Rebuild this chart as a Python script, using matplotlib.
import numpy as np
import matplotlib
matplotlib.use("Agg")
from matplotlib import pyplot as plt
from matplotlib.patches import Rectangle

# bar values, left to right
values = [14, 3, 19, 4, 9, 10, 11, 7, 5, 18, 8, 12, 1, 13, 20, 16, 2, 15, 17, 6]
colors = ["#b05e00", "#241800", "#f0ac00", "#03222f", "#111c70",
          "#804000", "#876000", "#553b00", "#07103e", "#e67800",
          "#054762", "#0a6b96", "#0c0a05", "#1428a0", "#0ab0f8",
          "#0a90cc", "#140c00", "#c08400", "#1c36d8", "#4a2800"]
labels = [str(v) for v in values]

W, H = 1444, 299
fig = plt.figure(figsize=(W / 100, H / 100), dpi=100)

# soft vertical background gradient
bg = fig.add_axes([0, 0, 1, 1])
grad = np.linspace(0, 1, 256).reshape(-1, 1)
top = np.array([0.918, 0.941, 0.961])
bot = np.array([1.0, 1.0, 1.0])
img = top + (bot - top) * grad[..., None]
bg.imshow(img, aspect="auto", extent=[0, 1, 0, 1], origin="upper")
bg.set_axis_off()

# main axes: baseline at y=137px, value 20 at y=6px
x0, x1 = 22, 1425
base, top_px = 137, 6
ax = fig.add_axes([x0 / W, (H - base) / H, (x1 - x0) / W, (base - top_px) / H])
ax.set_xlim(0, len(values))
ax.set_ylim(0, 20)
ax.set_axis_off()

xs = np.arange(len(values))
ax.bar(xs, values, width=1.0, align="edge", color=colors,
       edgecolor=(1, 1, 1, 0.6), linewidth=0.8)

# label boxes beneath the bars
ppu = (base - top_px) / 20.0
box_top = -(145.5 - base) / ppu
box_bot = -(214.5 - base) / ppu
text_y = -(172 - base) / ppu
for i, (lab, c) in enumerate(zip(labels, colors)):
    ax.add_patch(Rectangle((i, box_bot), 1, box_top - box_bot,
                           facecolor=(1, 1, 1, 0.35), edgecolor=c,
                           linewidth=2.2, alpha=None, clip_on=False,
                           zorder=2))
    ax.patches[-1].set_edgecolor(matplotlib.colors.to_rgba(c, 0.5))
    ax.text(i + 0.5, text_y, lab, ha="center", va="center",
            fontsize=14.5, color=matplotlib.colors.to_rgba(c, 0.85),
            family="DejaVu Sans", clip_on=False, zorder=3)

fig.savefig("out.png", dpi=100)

- - - -

(WHAT YOU WILL DO)
Please print the material above exactly as it appears, from its first line through the line containing "from matplotlib.patches import Rectangle", inclusive, and stop there.

(RESULT FOR THIS EXERCISE)
Rebuild this chart as a Python script, using matplotlib.
import numpy as np
import matplotlib
matplotlib.use("Agg")
from matplotlib import pyplot as plt
from matplotlib.patches import Rectangle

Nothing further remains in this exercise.